Landon and Michael Bradley were our two best players and both scored very nice goals. Clint Dempsey was pretty good but perhaps the constant fouls on him and the long Europa League run with Fulham took too much as he didn’t show enough energy in the loss. Ricardo Clark was a disappointment, I was a big fan of his when he played for the Earthquakes and Dynamo in MLS. Feilhaber and Edu should always have been playing instead of him. Jose Torres was given minutes and the coach was right to not give him more.
Jozy Altidore–our youngest player, remember–showed he learned a lot about being the target man at Hull, poor as his results with that club may have been, and I think a Premier League team will buy his contract next month. Hercule Gomez was good but whether it was lack of service or opportunities didn’t live up to his supersub reputation. Other people seem more impressed by Findlay than me and Buddle never got stuck in, though plenty of people expected him to start against Ghana instead of Findlay and they may have been right.
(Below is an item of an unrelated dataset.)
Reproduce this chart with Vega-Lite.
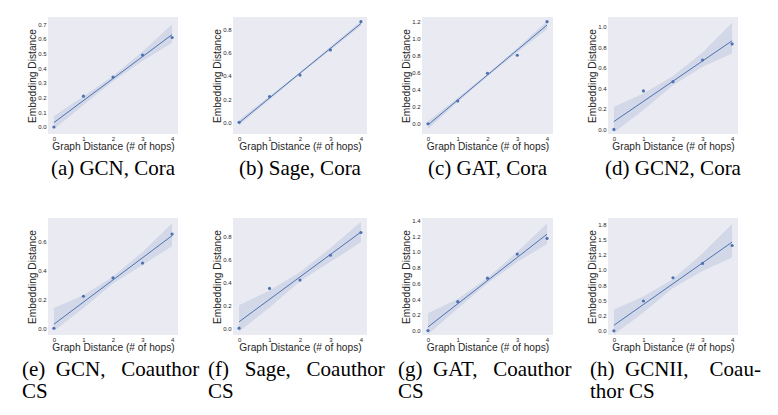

Bottom line: Just getting out of group next time around in Brazil won’t be good enough, the Yanks will need to make a deep run. The four American games got about the highest TV ratings for men’s World Cup matches in US history and the buzz was nearly as loud as the vuvuzuelas so you know expectations will be piling on. Experience will be there since Jozy Altidore, Charlie Davies, Michael Bradley, Stuart Holden and Jose Torres will be getting into their prime playing years, Landon and Dempsey will probably still have more than enough gas in the tank and Tim Howard will have four more years of top club experience, not to mention half a dozen young players who didn’t make this squad.
I’ll be watching. Only winning the big ugly golden trophy will make me happy.
ps – Can you imagine the pressure on the Brazilian players playing at home?!?!